Published in the journal BMC Public Health, the study found the percentage of women aged 18 to 39 who'd never had sex rose to 24.6% in 2015 from 21.7% in 1992.
For men in the same age group, the change was greater, with 25.8% of virgins in 2015, up from 20% in 1992.
Contrast that with figures from the UK, United States and Australia—where rates of heterosexual inexperience among similar age groups are currently around 1% to 5%.
Why have young people in Japan stopped having sex?
Celibacy syndrome has been blamed on everything from porn, overly sexual anime, to simply not enough hours in the day to date.
If you’re dedicated to climbing the corporate ladder, you’re supposed to finish work at 7pm, but most work overtime every evening.
It means placing the company first in life, and often catching the last train home at midnight after drinking with the boss.
He has a drink. You have to keep up. So do you. It’s expected.
Young people’s “lack of sexual experience may be involuntary”, said researchers, citing unstable job and income situations for young men. Income and employment are major virginity indicators; in precisely the direction you would expect. In the 25-39 demographic, men in the lowest income group were 20 times more likely to be virgins than those in the highest income category.
In other words, money and social standing matter.
Japan's demanding corporate world makes it practically impossible for women to combine career and family. Yet the rising cost of living means children are basically unaffordable unless two parents work.
Another contributing factor may be Japan’s colourful sex industry. Escorts, hostess bars, fetish clubs, love hotels and a myriad of sex shops, reduce one of the reasons for being in a relationship.
Add in the fact that 500,000+ Japanese live as modern-day hermits and you have a looming national catastrophe. “Hikikomori” (Japanese: ひきこもり or 引きこもり, literally "pulling inward, being confined"—are reclusive adolescents and adults who withdraw from society, often failing to leave their houses for years at a time.

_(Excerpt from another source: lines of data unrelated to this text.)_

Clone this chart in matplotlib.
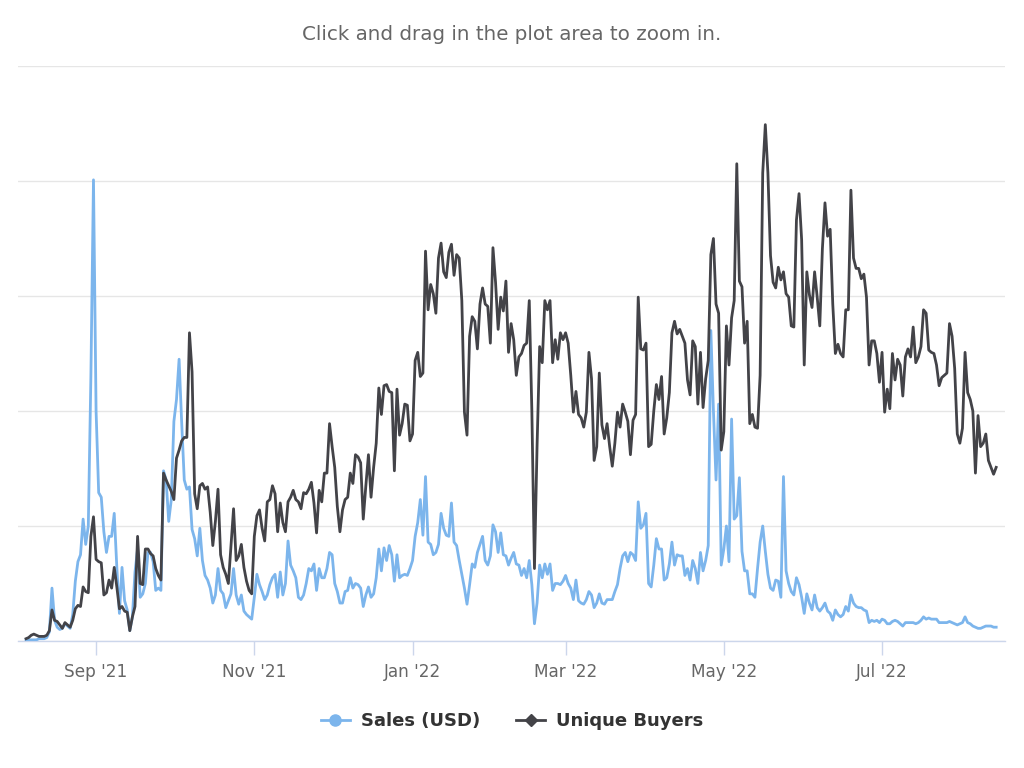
import matplotlib
matplotlib.use("Agg")
import matplotlib.pyplot as plt
import matplotlib.dates as mdates
from matplotlib.lines import Line2D
import pandas as pd

start_date = "2021-08-05"

buyers = [
    2, 3, 5, 6, 5, 4, 4, 4, 5, 9,
    27, 18, 17, 14, 11, 16, 14, 12, 18, 28,
    31, 30, 47, 43, 42, 91, 108, 71, 69, 68,
    40, 42, 53, 46, 64, 47, 28, 30, 26, 25,
    9, 21, 30, 91, 50, 49, 80, 80, 76, 74,
    63, 57, 53, 146, 140, 135, 130, 123, 159, 166,
    174, 177, 177, 268, 234, 128, 115, 135, 137, 132,
    134, 112, 83, 104, 132, 75, 64, 58, 50, 83,
    115, 70, 74, 84, 64, 52, 44, 41, 91, 109,
    114, 98, 87, 121, 123, 135, 128, 95, 120, 103,
    95, 121, 125, 131, 123, 121, 115, 129, 128, 132,
    138, 120, 94, 131, 121, 146, 146, 189, 169, 151,
    117, 95, 114, 123, 125, 146, 137, 162, 160, 155,
    106, 135, 162, 125, 151, 172, 220, 197, 222, 223,
    217, 216, 148, 219, 179, 189, 206, 205, 174, 180,
    244, 251, 230, 233, 339, 288, 310, 302, 285, 333,
    346, 321, 316, 338, 345, 318, 336, 333, 296, 199,
    179, 265, 282, 278, 254, 293, 307, 293, 291, 259,
    342, 312, 271, 299, 287, 313, 251, 276, 262, 231,
    247, 250, 257, 259, 296, 200, 63, 169, 256, 242,
    296, 288, 296, 242, 262, 245, 268, 262, 268, 259,
    231, 199, 217, 197, 194, 186, 199, 251, 228, 157,
    169, 233, 188, 176, 189, 169, 152, 172, 199, 186,
    206, 199, 191, 162, 192, 197, 299, 254, 253, 259,
    169, 171, 200, 223, 210, 230, 180, 194, 216, 268,
    278, 267, 271, 265, 259, 227, 214, 261, 256, 206,
    251, 203, 228, 244, 336, 350, 293, 285, 166, 182,
    274, 240, 281, 296, 415, 313, 308, 259, 278, 189,
    197, 186, 185, 231, 407, 449, 407, 335, 312, 307,
    325, 314, 321, 302, 299, 274, 273, 366, 389, 349,
    240, 321, 301, 290, 321, 299, 274, 341, 381, 352,
    358, 293, 250, 258, 250, 247, 288, 288, 392, 333,
    324, 324, 315, 319, 299, 240, 261, 261, 250, 225,
    251, 199, 219, 202, 250, 227, 245, 240, 213, 247,
    254, 247, 273, 242, 247, 256, 288, 285, 253, 251,
    250, 240, 222, 229, 231, 233, 276, 265, 237, 180,
    172, 185, 251, 216, 210, 200, 146, 196, 169, 172,
    180, 157, 151, 145, 151,
]

sales = [
    1, 1, 1, 1, 1, 2, 2, 2, 3, 8,
    46, 18, 12, 10, 11, 15, 13, 11, 23, 52,
    69, 75, 106, 84, 100, 230, 401, 200, 129, 125,
    95, 77, 91, 91, 111, 64, 24, 64, 35, 27,
    9, 21, 60, 80, 38, 41, 50, 77, 77, 69,
    44, 46, 44, 148, 140, 104, 123, 191, 210, 245,
    190, 140, 132, 134, 97, 89, 74, 98, 70, 57,
    53, 46, 33, 40, 63, 44, 41, 29, 35, 41,
    63, 40, 32, 40, 26, 23, 21, 19, 38, 58,
    49, 43, 36, 40, 49, 55, 58, 38, 60, 40,
    50, 87, 66, 61, 55, 38, 36, 40, 50, 63,
    61, 67, 44, 63, 55, 55, 63, 77, 75, 50,
    43, 33, 33, 43, 44, 55, 46, 50, 49, 46,
    30, 40, 47, 38, 41, 55, 80, 61, 81, 70,
    83, 75, 52, 75, 55, 57, 58, 57, 63, 70,
    91, 103, 123, 92, 143, 86, 84, 75, 77, 84,
    111, 98, 92, 91, 120, 86, 83, 70, 58, 46,
    32, 49, 67, 64, 77, 84, 91, 70, 66, 74,
    101, 95, 77, 94, 75, 74, 66, 72, 77, 67,
    66, 57, 63, 55, 70, 49, 15, 33, 66, 55,
    67, 58, 67, 44, 50, 50, 49, 52, 57, 50,
    46, 36, 53, 35, 33, 32, 36, 43, 40, 29,
    33, 41, 33, 32, 36, 36, 36, 43, 49, 63,
    74, 77, 69, 77, 75, 70, 121, 98, 101, 111,
    50, 47, 66, 89, 80, 80, 53, 55, 67, 86,
    66, 75, 74, 74, 57, 63, 53, 70, 63, 50,
    77, 61, 70, 83, 270, 200, 140, 206, 66, 80,
    100, 69, 193, 106, 109, 142, 78, 61, 61, 41,
    41, 38, 63, 86, 100, 78, 58, 46, 44, 53,
    52, 38, 143, 61, 50, 43, 40, 55, 49, 38,
    24, 41, 33, 27, 40, 29, 26, 29, 33, 26,
    24, 18, 27, 23, 21, 23, 30, 26, 40, 33,
    30, 29, 29, 27, 26, 16, 18, 17, 18, 16,
    19, 18, 15, 15, 17, 18, 17, 15, 13, 16,
    16, 16, 16, 15, 16, 18, 21, 19, 20, 19,
    19, 19, 16, 16, 16, 16, 17, 16, 15, 14,
    15, 16, 21, 16, 15, 13, 12, 11, 11, 12,
    13, 13, 13, 12, 12,
]

tick_dates = ["2021-09-01", "2021-11-01", "2022-01-01", "2022-03-01", "2022-05-01", "2022-07-01"]
tick_labels = ["Sep '21", "Nov '21", "Jan '22", "Mar '22", "May '22", "Jul '22"]

n = min(len(buyers), len(sales))
dates = pd.date_range(start_date, periods=n, freq="D")

fig = plt.figure(figsize=(10.24, 7.68), dpi=100)
ax = fig.add_axes([18 / 1024, 1 - 641 / 768, (1005 - 18) / 1024, (641 - 66) / 768])

sales_color = "#7cb5ec"
buyers_color = "#434348"

ax.plot(dates, sales[:n], color=sales_color, lw=2.0, zorder=3, solid_joinstyle="round")
ax.plot(dates, buyers[:n], color=buyers_color, lw=2.0, zorder=4, solid_joinstyle="round")

x0 = pd.Timestamp(start_date) - pd.Timedelta(days=3.1)
x1 = pd.Timestamp(start_date) + pd.Timedelta(days=377.4)
ax.set_xlim(x0, x1)
ax.set_ylim(0, 500)
ax.set_yticks([0, 100, 200, 300, 400, 500])
ax.set_yticklabels([])
ax.tick_params(axis="y", length=0)
ax.grid(axis="y", color="#e6e6e6", lw=1.0)
ax.set_axisbelow(True)

ax.set_xticks(pd.to_datetime(tick_dates))
ax.set_xticklabels(tick_labels, color="#666666", fontsize=12.2)
ax.tick_params(axis="x", length=10, width=1, color="#ccd6eb", pad=6)

for s in ["left", "right", "top"]:
    ax.spines[s].set_visible(False)
ax.spines["bottom"].set_color("#ccd6eb")
ax.spines["bottom"].set_linewidth(1.0)

fig.text(0.5, 1 - 34 / 768, "Click and drag in the plot area to zoom in.",
         ha="center", va="center", color="#666666", fontsize=14.3)

handles = [
    Line2D([0], [0], color=sales_color, lw=2, marker="o", markersize=8),
    Line2D([0], [0], color=buyers_color, lw=2, marker="D", markersize=6),
]
leg = fig.legend(handles, ["Sales (USD)", "Unique Buyers"], loc="center",
                 bbox_to_anchor=(0.5, 1 - 721 / 768), ncol=2, frameon=False,
                 handlelength=1.6, columnspacing=2.0, handletextpad=0.6,
                 prop={"weight": "bold", "size": 13})
for t in leg.get_texts():
    t.set_color("#333333")

fig.savefig("out.png", dpi=100)
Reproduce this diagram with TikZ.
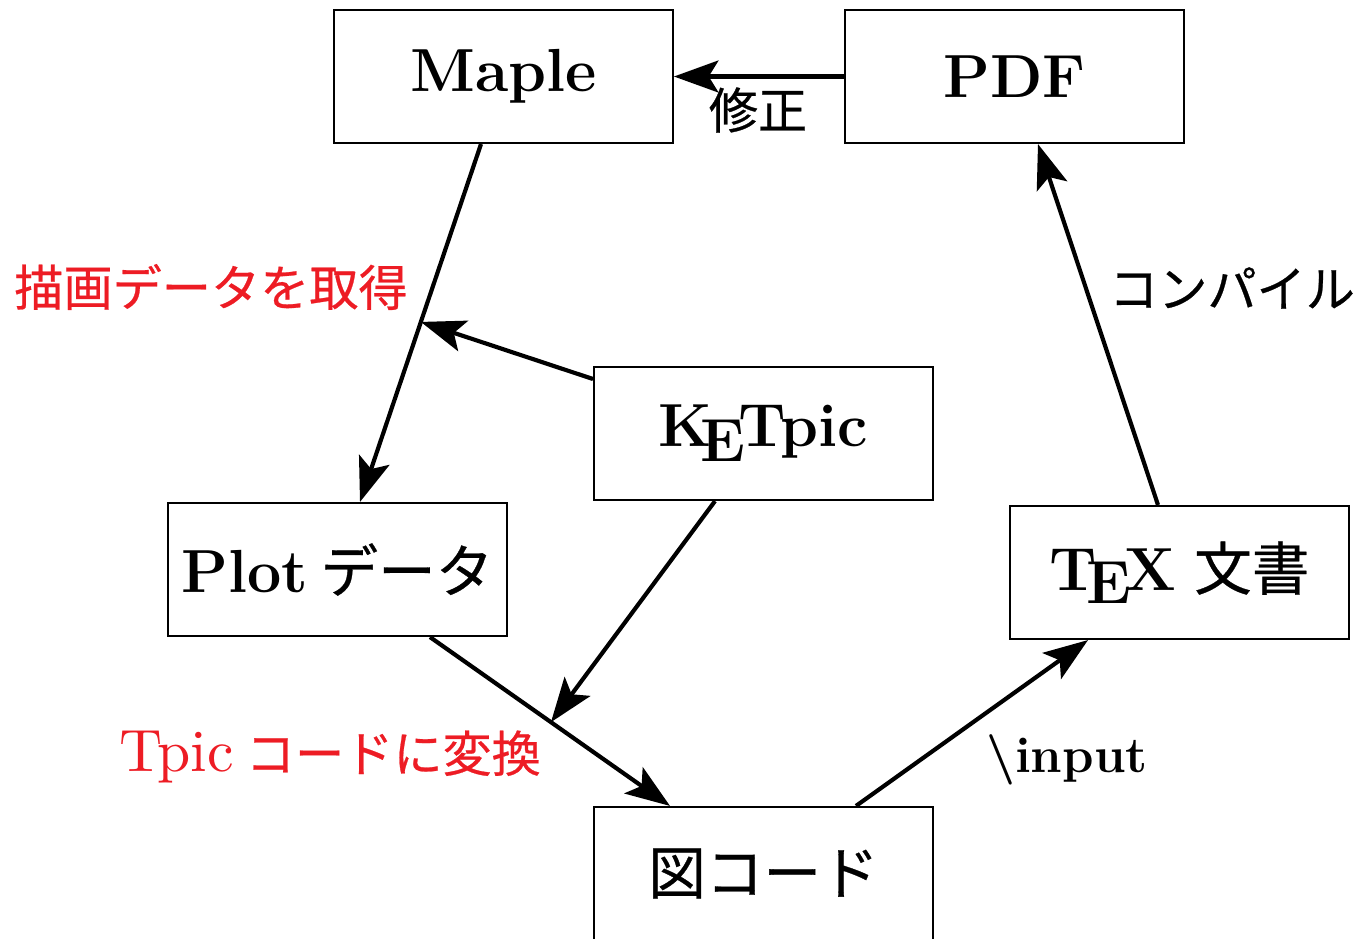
\documentclass[tikz,border=0pt]{standalone}
\usepackage{fontspec}
\newfontfamily\jp[FakeBold=0.5]{Noto Sans CJK JP}
\newfontfamily\lmten{lmroman10-regular.otf}
\usetikzlibrary{arrows.meta,calc}
\definecolor{lblred}{RGB}{237,28,36}
\newcommand\KETlogo{K\kern-.2em\lower.55ex\hbox{E}\kern-.1em Tpic}
\begin{document}
\begin{tikzpicture}[x=0.36pt,y=-0.36pt,
  box/.style={draw,line width=0.75pt,minimum width=122pt,minimum height=47.9pt,inner sep=0pt,font=\fontsize{21.9}{26}\selectfont\bfseries},
  conn/.style={line width=1.5pt,-{Stealth[length=16pt,width=11.5pt,inset=3.5pt]}},
  lbl/.style={font=\fontsize{17.7}{21}\selectfont,inner sep=0pt}]
\useasboundingbox (0,0) rectangle (1357,939);
\node[box] (maple) at (503.5,76.5) {Maple};
\node[box] (pdf) at (1014.5,76.5) {PDF};
\node[box] (ketpic) at (763.5,433.5) {\KETlogo};
\node[box] (plot) at (337.5,569.5) {Plot\hspace{0.2em}{\jp\mdseries\fontsize{20.74}{25}\selectfont データ}};
\node[box] (tex) at (1179.5,572.5) {\TeX\hspace{0.3em}{\jp\mdseries\fontsize{20.74}{25}\selectfont 文書}};
\node[box] (fig) at (763.5,873.5) {\jp\mdseries\fontsize{20.74}{25}\selectfont 図コード};

\coordinate (m1) at ($(maple.south)+(-22.5,0)$);
\coordinate (p1) at ($(plot.north)+(22.5,0)$);
\coordinate (j1) at ($(m1)!0.497!(p1)$);
\coordinate (p2) at ($(plot.south)+(92.5,0)$);
\coordinate (f1) at ($(fig.north)+(-93.5,0)$);
\coordinate (j2) at ($(p2)!0.504!(f1)$);
\coordinate (k1) at ($(ketpic.west)+(0,-54.5)$);
\coordinate (k2) at ($(ketpic.south)+(-48.5,0)$);
\coordinate (f2) at ($(fig.north)+(92.5,0)$);
\coordinate (t1) at ($(tex.south)+(-91.5,0)$);
\coordinate (t2) at ($(tex.north)+(-21.5,0)$);
\coordinate (d1) at ($(pdf.south)+(23.5,0)$);

\draw[conn] (pdf.west) -- (maple.east);
\draw[conn] (m1) -- (p1);
\draw[conn] (k1) -- (j1);
\draw[conn] (p2) -- (f1);
\draw[conn] (k2) -- (j2);
\draw[conn] (f2) -- (t1);
\draw[conn] (t2) -- (d1);

\node[lbl] (shusei) at (758,110) {\jp 修正};
\node[lbl,text=lblred] (byoga) at (211,287) {\jp 描画データを取得};
\node[lbl] (compile) at (1232,288) {\jp コンパイル};
\node[lbl,text=lblred] (tpic) at (330,757) {{\lmten\fontsize{21.5}{26}\selectfont Tpic}\hspace{0.25em}{\jp コードに変換}};
\node[lbl,font=\fontsize{18.2}{22}\selectfont\bfseries] (inp) at (1067,760) {\textbackslash input};
\end{tikzpicture}
\end{document}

In today’s digital world, driven by lack of physical contact, for Japanese, it can be easier to be lonely and to disengage.
With one of the world's lowest birth rates, Japan’s population has been plunging over the past decade, and is anticipated to shrink a further third by 2060.
Really, just Japan?
But although such a dramatic reduction in sexual inactivity is unique to Japan, the West may not be too far behind. Decreasing sexual interest among the young—millennials, and Generation Z, has also been noted in the U.K., U.S., and Europe. While the West has made some inroads into promoting nuanced conversations about sex, it may well be a need in the near-future to build a similar discussion around not having sex.